Last week, Street told the story of a student transferring from Penn to a different school. This week, we hear from a student transferring to our campus, ready to wear the Red and Blue for the first time. This is her story.


Last year, around the time I had decided to transfer colleges, I came across an article about a Penn student titled “Suicide on Campus and the Pressure of Perfection” , and after reading it, I was sure I didn’t stand a chance of getting into Penn. The students mentioned in the article were track champions, figure-skating competitors and scientific geniuses– and even they felt academically inferior to their peers. What's more, they found the atmosphere at Penn to be competitive, stressful and depressing. I didn't think I could wear the Red and Blue.

I applied to transfer to Penn anyway and eventually was accepted. About a week after receiving my admissions email, I was pretty much committed to Penn. The next step was to become aware of its reputation. Penn has been criticized for students’ poor mental health, the widespread use of Adderall on campus, the level of economic privilege among the student population and hook-up culture. Penn has a reputation of fostering a soul-crushing, high-pressure, deeply competitive pre-professional environment. It's also supposedly one of the nation's top party schools. I was anxious about both the cutthroat competition and the intense drinking culture. Both seemed to oppose each other. And neither was something I wanted to deal with in college.

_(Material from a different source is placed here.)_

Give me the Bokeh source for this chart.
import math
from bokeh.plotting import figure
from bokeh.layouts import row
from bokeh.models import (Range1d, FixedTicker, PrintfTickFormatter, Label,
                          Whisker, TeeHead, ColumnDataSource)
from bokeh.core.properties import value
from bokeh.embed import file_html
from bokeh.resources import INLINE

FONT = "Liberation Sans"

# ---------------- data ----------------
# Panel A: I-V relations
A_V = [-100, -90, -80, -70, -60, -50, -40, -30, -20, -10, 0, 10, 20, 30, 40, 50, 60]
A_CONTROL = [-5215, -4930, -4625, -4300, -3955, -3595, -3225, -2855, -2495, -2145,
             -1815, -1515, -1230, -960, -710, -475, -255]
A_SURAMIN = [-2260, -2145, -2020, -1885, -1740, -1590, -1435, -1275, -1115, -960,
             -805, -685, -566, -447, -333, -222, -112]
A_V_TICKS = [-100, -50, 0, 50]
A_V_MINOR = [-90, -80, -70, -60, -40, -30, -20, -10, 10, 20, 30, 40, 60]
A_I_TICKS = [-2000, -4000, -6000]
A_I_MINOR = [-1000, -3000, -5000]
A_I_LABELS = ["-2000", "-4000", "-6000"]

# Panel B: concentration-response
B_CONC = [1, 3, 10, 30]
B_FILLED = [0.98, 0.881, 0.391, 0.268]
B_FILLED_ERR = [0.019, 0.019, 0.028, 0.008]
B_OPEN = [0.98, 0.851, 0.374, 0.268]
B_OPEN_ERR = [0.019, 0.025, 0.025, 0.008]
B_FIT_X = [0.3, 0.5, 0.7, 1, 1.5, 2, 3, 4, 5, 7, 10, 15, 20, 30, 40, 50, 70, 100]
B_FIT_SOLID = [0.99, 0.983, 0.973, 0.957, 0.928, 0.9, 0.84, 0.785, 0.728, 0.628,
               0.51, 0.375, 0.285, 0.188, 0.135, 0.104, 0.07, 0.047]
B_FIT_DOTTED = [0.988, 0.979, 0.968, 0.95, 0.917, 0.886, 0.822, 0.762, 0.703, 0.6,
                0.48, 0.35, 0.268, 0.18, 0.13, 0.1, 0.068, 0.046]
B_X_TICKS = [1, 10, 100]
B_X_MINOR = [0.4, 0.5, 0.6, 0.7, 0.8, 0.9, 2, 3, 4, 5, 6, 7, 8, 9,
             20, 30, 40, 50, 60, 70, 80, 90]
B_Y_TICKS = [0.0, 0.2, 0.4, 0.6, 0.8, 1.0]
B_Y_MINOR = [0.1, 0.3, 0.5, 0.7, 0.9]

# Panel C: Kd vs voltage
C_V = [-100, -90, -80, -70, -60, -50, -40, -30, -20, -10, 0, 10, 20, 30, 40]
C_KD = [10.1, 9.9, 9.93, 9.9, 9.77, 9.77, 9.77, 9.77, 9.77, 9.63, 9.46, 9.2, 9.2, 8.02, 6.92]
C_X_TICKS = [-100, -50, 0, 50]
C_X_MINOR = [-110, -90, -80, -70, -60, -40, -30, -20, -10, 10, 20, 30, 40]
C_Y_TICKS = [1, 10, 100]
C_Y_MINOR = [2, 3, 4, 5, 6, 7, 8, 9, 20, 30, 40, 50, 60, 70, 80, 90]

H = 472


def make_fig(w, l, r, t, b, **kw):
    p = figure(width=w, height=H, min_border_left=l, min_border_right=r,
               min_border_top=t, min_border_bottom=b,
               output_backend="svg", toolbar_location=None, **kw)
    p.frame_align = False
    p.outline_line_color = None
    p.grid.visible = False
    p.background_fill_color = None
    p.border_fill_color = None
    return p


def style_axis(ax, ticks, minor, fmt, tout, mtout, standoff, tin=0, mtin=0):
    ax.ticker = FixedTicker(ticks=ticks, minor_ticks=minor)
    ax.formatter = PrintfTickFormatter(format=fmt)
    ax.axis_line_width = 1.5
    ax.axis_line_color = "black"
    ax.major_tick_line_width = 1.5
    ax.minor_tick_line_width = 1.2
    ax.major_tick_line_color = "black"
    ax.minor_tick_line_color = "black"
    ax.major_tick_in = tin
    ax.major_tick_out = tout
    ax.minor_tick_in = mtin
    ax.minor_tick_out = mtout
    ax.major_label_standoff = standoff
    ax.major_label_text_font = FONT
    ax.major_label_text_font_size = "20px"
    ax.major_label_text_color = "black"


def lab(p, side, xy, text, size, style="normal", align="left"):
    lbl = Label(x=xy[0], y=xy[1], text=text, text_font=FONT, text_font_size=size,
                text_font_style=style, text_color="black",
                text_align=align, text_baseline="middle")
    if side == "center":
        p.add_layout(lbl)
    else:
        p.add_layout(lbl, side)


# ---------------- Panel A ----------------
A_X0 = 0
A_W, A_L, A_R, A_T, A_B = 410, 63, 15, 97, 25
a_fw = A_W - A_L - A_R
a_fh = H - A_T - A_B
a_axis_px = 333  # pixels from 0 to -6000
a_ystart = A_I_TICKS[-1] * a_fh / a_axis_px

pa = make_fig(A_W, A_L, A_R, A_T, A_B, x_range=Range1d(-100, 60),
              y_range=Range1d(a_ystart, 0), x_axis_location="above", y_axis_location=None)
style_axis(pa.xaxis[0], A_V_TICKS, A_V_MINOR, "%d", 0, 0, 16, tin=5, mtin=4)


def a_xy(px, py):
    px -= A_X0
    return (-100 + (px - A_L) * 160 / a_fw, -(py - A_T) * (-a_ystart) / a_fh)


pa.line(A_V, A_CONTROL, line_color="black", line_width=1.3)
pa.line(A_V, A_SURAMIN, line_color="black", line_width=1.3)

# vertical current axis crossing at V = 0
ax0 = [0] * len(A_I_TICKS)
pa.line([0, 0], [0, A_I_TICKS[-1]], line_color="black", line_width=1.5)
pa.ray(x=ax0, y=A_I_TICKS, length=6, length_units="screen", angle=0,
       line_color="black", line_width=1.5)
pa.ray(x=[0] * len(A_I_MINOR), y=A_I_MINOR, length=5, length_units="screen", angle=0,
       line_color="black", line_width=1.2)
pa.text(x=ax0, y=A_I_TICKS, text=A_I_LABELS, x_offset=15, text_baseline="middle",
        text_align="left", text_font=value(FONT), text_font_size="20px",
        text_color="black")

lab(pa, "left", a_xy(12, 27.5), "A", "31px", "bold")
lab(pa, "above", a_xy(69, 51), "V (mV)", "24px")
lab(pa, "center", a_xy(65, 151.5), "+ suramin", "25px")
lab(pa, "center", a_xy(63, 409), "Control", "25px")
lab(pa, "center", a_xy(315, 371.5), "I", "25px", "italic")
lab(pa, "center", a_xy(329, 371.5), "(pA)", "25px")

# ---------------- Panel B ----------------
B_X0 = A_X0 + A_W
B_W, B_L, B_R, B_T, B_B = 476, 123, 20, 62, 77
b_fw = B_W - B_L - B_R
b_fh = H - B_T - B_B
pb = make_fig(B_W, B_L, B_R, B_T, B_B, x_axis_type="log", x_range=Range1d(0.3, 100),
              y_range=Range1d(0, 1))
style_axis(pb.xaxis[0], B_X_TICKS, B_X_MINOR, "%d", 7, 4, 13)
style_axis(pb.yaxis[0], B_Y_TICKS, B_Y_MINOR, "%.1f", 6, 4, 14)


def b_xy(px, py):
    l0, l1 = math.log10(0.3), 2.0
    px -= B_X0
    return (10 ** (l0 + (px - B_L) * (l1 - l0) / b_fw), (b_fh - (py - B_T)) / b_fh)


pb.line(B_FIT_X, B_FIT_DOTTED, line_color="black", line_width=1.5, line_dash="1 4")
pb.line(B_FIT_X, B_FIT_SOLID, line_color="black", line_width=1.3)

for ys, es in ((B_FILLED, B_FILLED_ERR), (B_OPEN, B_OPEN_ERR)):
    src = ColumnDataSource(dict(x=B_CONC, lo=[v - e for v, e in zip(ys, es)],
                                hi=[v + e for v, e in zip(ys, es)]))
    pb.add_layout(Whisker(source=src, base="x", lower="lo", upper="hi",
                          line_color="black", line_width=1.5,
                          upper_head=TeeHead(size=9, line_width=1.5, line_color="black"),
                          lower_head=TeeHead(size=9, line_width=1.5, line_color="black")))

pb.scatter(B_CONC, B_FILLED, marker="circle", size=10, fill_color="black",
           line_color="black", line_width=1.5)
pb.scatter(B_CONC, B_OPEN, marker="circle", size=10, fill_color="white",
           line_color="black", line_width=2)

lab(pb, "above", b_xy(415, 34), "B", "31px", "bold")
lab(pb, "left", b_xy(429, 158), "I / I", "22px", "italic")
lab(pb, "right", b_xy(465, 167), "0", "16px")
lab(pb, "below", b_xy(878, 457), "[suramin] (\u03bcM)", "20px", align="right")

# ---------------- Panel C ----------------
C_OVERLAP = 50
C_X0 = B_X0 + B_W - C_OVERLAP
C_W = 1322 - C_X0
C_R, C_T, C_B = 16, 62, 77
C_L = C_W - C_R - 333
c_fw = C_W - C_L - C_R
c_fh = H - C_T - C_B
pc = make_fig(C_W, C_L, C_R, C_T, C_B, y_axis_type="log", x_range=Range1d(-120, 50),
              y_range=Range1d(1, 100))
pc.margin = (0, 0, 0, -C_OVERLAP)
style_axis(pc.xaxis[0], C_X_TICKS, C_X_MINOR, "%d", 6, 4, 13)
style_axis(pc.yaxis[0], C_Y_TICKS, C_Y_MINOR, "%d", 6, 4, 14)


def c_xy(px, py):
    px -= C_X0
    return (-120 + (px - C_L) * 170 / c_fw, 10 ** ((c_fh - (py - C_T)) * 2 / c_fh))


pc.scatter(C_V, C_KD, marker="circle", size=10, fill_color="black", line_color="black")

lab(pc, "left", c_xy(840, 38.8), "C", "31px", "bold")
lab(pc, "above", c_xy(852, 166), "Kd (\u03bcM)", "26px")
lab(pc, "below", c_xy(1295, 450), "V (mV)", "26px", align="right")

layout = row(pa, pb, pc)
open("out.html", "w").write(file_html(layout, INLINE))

I felt the same way about Cornell, which I applied to twice, first in high school and later for a transfer. In high school, I was shocked to hear that people thought of Cornell as a party school. I had always heard about how competitive it was, how classes were graded on the curve, how it was supposedly the easiest Ivy to get into but the hardest to stay in and that Cornell was notorious for student suicides. Penn and Cornell are completely different universities – but they ended up with similar reputations. Cornell’s competitive reputation deterred me the first time around, while I didn’t buy into the idea that it was a party school (however, its location discouraged me the most).

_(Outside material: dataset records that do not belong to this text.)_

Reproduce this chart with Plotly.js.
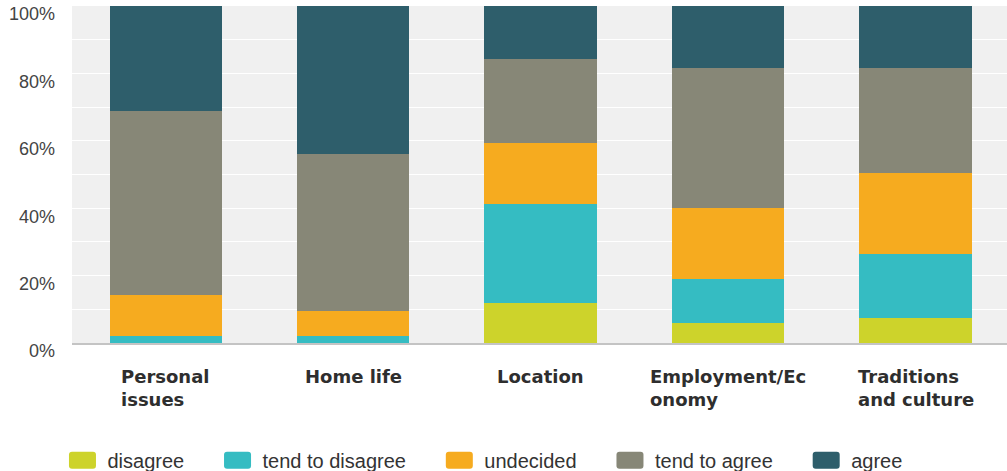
<!DOCTYPE html>
<html>
<head>
<meta charset="utf-8">
<script src="https://cdn.plot.ly/plotly-3.0.1.min.js"></script>
<style>
html, body { margin: 0; padding: 0; background: #ffffff; }
#chart { width: 1007px; height: 471px; }
</style>
</head>
<body>
<div id="chart"></div>
<script>
// ---- data (percent of respondents) ----
var categories = ["Personal issues", "Home life", "Location", "Employment/Economy", "Traditions and culture"];
var xLabels = ["Personal<br>issues", "Home life", "Location", "Employment/Ec<br>onomy", "Traditions<br>and culture"];
var seriesNames = ["disagree", "tend to disagree", "undecided", "tend to agree", "agree"];
var disagree        = [0,    0,    12,   6,    7.5];
var tendToDisagree  = [2,    2,    29.1, 12.9, 18.8];
var undecided       = [12.2, 7.5,  18.2, 21.2, 24.1];
var tendToAgree     = [54.6, 46.7, 24.9, 41.6, 31.3];
var agree           = [31.2, 43.8, 15.8, 18.3, 18.3];
var yTickVals = [0, 20, 40, 60, 80, 100];
var yTickText = ["0%", "20%", "40%", "60%", "80%", "100%"];

var colors = ["#cdd32b", "#35bcc2", "#f6ab1f", "#878777", "#2e5e6b"];
var seriesValues = [disagree, tendToDisagree, undecided, tendToAgree, agree];
var PAD = "\u00a0\u00a0\u00a0\u00a0\u00a0\u00a0";

var traces = seriesValues.map(function (vals, i) {
  return {
    type: "bar",
    name: seriesNames[i] + (i < seriesNames.length - 1 ? PAD : ""),
    x: categories,
    y: vals,
    marker: { color: colors[i], line: { width: 0 } },
    hoverinfo: "name+y"
  };
});

var annotations = categories.map(function (c, i) {
  return {
    x: c, xref: "x",
    y: 0, yref: "paper",
    yanchor: "top", xanchor: "center",
    yshift: -21,
    align: "left",
    showarrow: false,
    text: xLabels[i],
    font: { family: "'DejaVu Sans', sans-serif", size: 18, color: "#2e2e2e", weight: "bold" }
  };
});

var layout = {
  width: 1007, height: 471,
  margin: { l: 72, r: 0, t: 6, b: 128, pad: 0 },
  paper_bgcolor: "#ffffff",
  plot_bgcolor: "#f0f0f0",
  barmode: "stack",
  bargap: 0.4,
  showlegend: true,
  legend: {
    orientation: "h",
    xref: "container", yref: "container",
    x: 0.067, y: 0.023,
    xanchor: "left", yanchor: "middle",
    font: { family: "'Liberation Sans', Arial, sans-serif", size: 20, color: "#333333" },
    traceorder: "normal",
    bgcolor: "rgba(0,0,0,0)"
  },
  xaxis: {
    type: "category",
    range: [-0.5, 4.487],
    showticklabels: false,
    showgrid: false,
    zeroline: false,
    showline: true,
    linecolor: "#c4c4c4",
    linewidth: 1.5,
    ticks: "",
    fixedrange: true
  },
  yaxis: {
    range: [0, 100],
    tickmode: "array",
    tickvals: yTickVals,
    ticktext: yTickText,
    showgrid: true,
    gridcolor: "#ffffff",
    gridwidth: 1,
    minor: { dtick: 10, showgrid: true, gridcolor: "#ffffff", gridwidth: 1 },
    zeroline: false,
    showline: false,
    ticks: "",
    ticklabelstandoff: 16,
    ticklabelshift: 8,
    tickfont: { family: "'Liberation Sans', Arial, sans-serif", size: 18, color: "#444444" },
    fixedrange: true
  },
  annotations: annotations
};

Plotly.newPlot("chart", traces, layout, { displayModeBar: false, staticPlot: true }).then(function (gd) {
  // enlarge legend swatches to rounded rectangles like the reference
  var paths = gd.querySelectorAll("path.legendbar, .legendpoints path");
  paths.forEach(function (p) {
    var w = 13.5, h = 8.5, r = 3, cx = -5;
    var d = "M" + (cx - w + r) + "," + (-h) +
            "H" + (cx + w - r) + "Q" + (cx + w) + "," + (-h) + " " + (cx + w) + "," + (-h + r) +
            "V" + (h - r) + "Q" + (cx + w) + "," + h + " " + (cx + w - r) + "," + h +
            "H" + (cx - w + r) + "Q" + (cx - w) + "," + h + " " + (cx - w) + "," + (h - r) +
            "V" + (-h + r) + "Q" + (cx - w) + "," + (-h) + " " + (cx - w + r) + "," + (-h) + "Z";
    p.setAttribute("d", d);
  });
});
</script>
</body>
</html>
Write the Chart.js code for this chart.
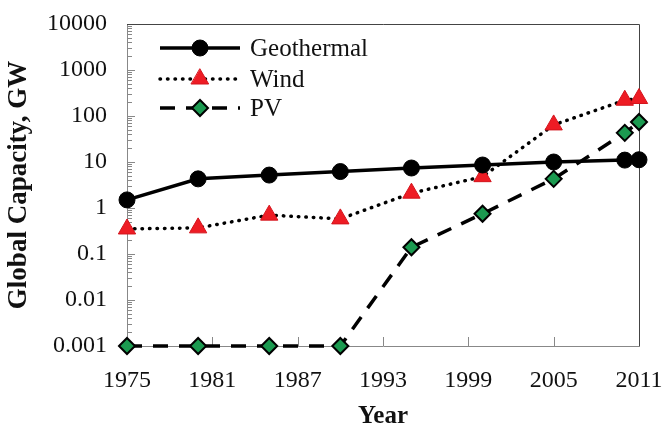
<!DOCTYPE html>
<html>
<head>
<meta charset="utf-8">
<script src="https://cdn.jsdelivr.net/npm/chart.js@4"></script>
<style>body{margin:0;background:#fff}</style>
</head>
<body>
<canvas id="chart" width="667" height="434"></canvas>
<script>
const years = [1975, 1980, 1985, 1990, 1995, 2000, 2005, 2010, 2011];
const geothermal = [1.5, 4.3, 5.2, 6.2, 7.4, 8.6, 10, 11, 11.2];
const wind = [0.35, 0.37, 0.7, 0.58, 2.1, 4.8, 64, 220, 240];
const pv = [0.001, 0.001, 0.001, 0.001, 0.14, 0.75, 4.3, 43, 74];
const xTicks = [1975, 1981, 1987, 1993, 1999, 2005, 2011];
const yMajor = [0.001, 0.01, 0.1, 1, 10, 100, 1000, 10000];

const serif = "'Liberation Serif', 'Times New Roman', serif";

// major + minor (2..9) ticks for the log axis
const yAll = [];
yMajor.forEach((v, i) => {
  yAll.push(v);
  if (i < yMajor.length - 1) {
    for (let m = 2; m <= 9; m++) yAll.push(+(v * m).toPrecision(3));
  }
});

const pts = arr => years.map((y, i) => ({x: y, y: arr[i]}));

// ticks pointing inward + frame
const frame = {
  id: 'frame',
  beforeDatasetsDraw(chart) {
    const {ctx, chartArea: a, scales} = chart;
    ctx.save();
    ctx.lineWidth = 1;
    ctx.strokeStyle = '#888';
    ctx.beginPath();
    scales.y.ticks.forEach(t => {
      const y = Math.round(scales.y.getPixelForValue(t.value)) + 0.5;
      const len = yMajor.includes(t.value) ? 8 : 5;
      ctx.moveTo(a.left, y); ctx.lineTo(a.left + len, y);
    });
    scales.x.ticks.forEach(t => {
      const x = Math.round(scales.x.getPixelForValue(t.value)) + 0.5;
      ctx.moveTo(x, a.bottom); ctx.lineTo(x, a.bottom - 9);
    });
    ctx.stroke();
    ctx.beginPath();
    ctx.moveTo(a.left + 0.5, a.top); ctx.lineTo(a.left + 0.5, a.bottom + 0.5);
    ctx.lineTo(a.right + 0.5, a.bottom + 0.5);
    ctx.stroke();
    ctx.strokeStyle = '#444';
    ctx.beginPath();
    ctx.moveTo(a.left, a.top + 0.5); ctx.lineTo(a.right + 0.5, a.top + 0.5);
    ctx.lineTo(a.right + 0.5, a.bottom + 0.5);
    ctx.stroke();
    ctx.restore();
  }
};

// legend with line sample + marker, inside the plot
const lineLegend = {
  id: 'lineLegend',
  afterDraw(chart) {
    const {ctx} = chart;
    const rows = [48, 79, 108];
    chart.data.datasets.forEach((ds, i) => {
      const y = rows[i];
      ctx.save();
      ctx.strokeStyle = ds.borderColor;
      ctx.lineWidth = ds.borderWidth;
      ctx.lineCap = ds.borderCapStyle || 'butt';
      ctx.setLineDash(ds.borderDash || []);
      ctx.beginPath();
      ctx.moveTo(160, y); ctx.lineTo(240, y);
      ctx.stroke();
      ctx.setLineDash([]);
      ctx.fillStyle = ds.pointBackgroundColor;
      ctx.strokeStyle = ds.pointBorderColor;
      ctx.lineWidth = ds.pointBorderWidth;
      Chart.helpers.drawPoint(ctx, {pointStyle: ds.pointStyle, radius: ds.pointRadius, rotation: 0, borderWidth: ds.pointBorderWidth}, 200, y);
      ctx.fillStyle = '#111';
      ctx.font = '25px ' + serif;
      ctx.textBaseline = 'middle';
      ctx.fillText(ds.label, 250, y + 1);
      ctx.restore();
    });
  }
};

new Chart(document.getElementById('chart'), {
  type: 'line',
  data: {
    datasets: [
      {
        label: 'Geothermal',
        data: pts(geothermal),
        borderColor: '#000',
        borderWidth: 3.5,
        pointStyle: 'circle',
        pointRadius: 8,
        pointBackgroundColor: '#000',
        pointBorderColor: '#000',
        pointBorderWidth: 1,
        clip: false
      },
      {
        label: 'Wind',
        data: pts(wind),
        borderColor: '#000',
        borderWidth: 3.5,
        borderDash: [0.5, 7],
        borderCapStyle: 'round',
        pointStyle: 'triangle',
        pointRadius: 10,
        pointBackgroundColor: '#ee1c24',
        pointBorderColor: '#d4141c',
        pointBorderWidth: 1,
        clip: false
      },
      {
        label: 'PV',
        data: pts(pv),
        borderColor: '#000',
        borderWidth: 3.5,
        borderDash: [15, 11],
        pointStyle: 'rectRot',
        pointRadius: 8,
        pointBackgroundColor: '#1b9a50',
        pointBorderColor: '#000',
        pointBorderWidth: 2,
        clip: false
      }
    ]
  },
  options: {
    responsive: false,
    animation: false,
    layout: {padding: {top: 24, right: 28, left: 0, bottom: 0}},
    plugins: {legend: {display: false}, tooltip: {enabled: false}},
    scales: {
      x: {
        type: 'linear',
        min: 1975,
        max: 2011,
        afterBuildTicks: s => { s.ticks = xTicks.map(v => ({value: v})); },
        afterFit: s => { s.height = 88; s.paddingLeft = 0; s.paddingRight = 0; },
        grid: {display: false, drawTicks: false},
        border: {display: false},
        ticks: {
          autoSkip: false,
          maxRotation: 0,
          padding: 20,
          color: '#111',
          font: {family: serif, size: 24},
          callback: v => String(v)
        },
        title: {
          display: true,
          text: 'Year',
          color: '#111',
          font: {family: serif, size: 25, weight: 'bold'},
          padding: {top: 0, bottom: 2}
        }
      },
      y: {
        type: 'logarithmic',
        min: 0.001,
        max: 10000,
        afterBuildTicks: s => { s.ticks = yAll.map(v => ({value: v})); },
        afterFit: s => { s.width = 127; s.paddingTop = 0; s.paddingBottom = 0; },
        grid: {display: false, drawTicks: false},
        border: {display: false},
        ticks: {
          autoSkip: false,
          padding: 20,
          color: '#111',
          font: {family: serif, size: 24},
          callback: v => yMajor.includes(v) ? String(v) : ''
        },
        title: {
          display: true,
          text: 'Global Capacity, GW',
          color: '#111',
          font: {family: serif, size: 27, weight: 'bold'},
          padding: {top: 3, bottom: 0}
        }
      }
    }
  },
  plugins: [frame, lineLegend]
});
</script>
</body>
</html>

I’ve learned from my first two years of college that reputations aren’t always entirely indicative of reality. Reputation was part of what led me to apply for a transfer. I had chosen to go to my previous school, Bryn Mawr College, because of other people’s impressions and opinions of the school– which ended up not resembling my experience at all. Friends, family members and teachers had all told me similar things about Bryn Mawr, about how challenging, rigorous and intellectual it was and how welcoming, friendly and accepting the community was. And what I got from their comments and from talking to alumni was what made me want to go there. Unfortunately, it wasn’t the academic, supportive environment that I was hoping to find. I had friends in college who had completely different experiences, who felt pushed, stimulated and nurtured by the environment, but my experience was not as positive. I found the courses weren’t as challenging or as engaging as I hoped; I found the student community to be less academically-oriented than I expected, and less supportive, diverse, inclusive and accepting than I wanted. Although I know others who felt the same way about Bryn Mawr, I was in the minority.

I knew that 90 percent of a college population can have one experience, but that doesn’t matter if you’re part of the 10 percent that goes through something completely different. Every opinion matters, and ultimately, the most important experience is your own. People tried to dissuade me from applying for a transfer, citing rankings, graduate school acceptances, how respected my old school was, how everyone thought of it as a good school. None of that matters if I'm not getting the education and experience I want and need. It didn’t matter to me whether it was a “good” school, it mattered that it wasn’t a good fit.

Someone once told me that all schools are party schools. And it seems to me that a lot of schools are stressful. From reading that New York Times article, although it focused on a Penn student, I took it more to describe what teenagers and college students all over the country are experiencing – how the education system itself is deeply flawed and psychologically taxing, and how depression is an epidemic, especially among adolescents.

The one aspect of Penn’s reputation that got to me was the fact that I hadn’t heard much about the English department. I had heard about Penn’s great business and science programs, but it seemed to me that Penn wasn’t known for its humanities and social sciences, which is what I’m studying. Also, Penn’s pre-professional reputation also made me feel that those areas would not be as strongly emphasized. However, looking at articles online, I noticed that Penn had a highly-ranked English department– one aspect most popular conceptions of Penn neglected to include (USA Today said Penn was the second-best school for English majors and College Factual places Penn’s English major at #1). That claim is just as valid as any other of Penn's rankings– and we buy into those stereotypes more than we realize.

I know that reputations can be based on the majority or the minority. That rankings are flawed. That institutions change over time. That experiences vary. So, when transferring, I focused on the concretes. I wanted a bigger school, I wanted to go to college in a city. I wanted more classes, departments, and more students. And that’s what Penn is going to give me, party school, pre-professional school, competitive campus, bad mental health or not. And already my understanding of Penn’s reputation has shifted and altered drastically – it changed the moment I received my acceptance letter. My impression of Penn has bounced all over the place, from that school I didn’t even know was an Ivy League, to a good school, to a top school, to a competitive school, to a party school, to a school that houses one of the best English departments in the country, to my school.

I don’t really know what to expect from Penn. It might be a good fit, it might be a bad one. I won’t really know until I get there, but I prefer to find out for myself.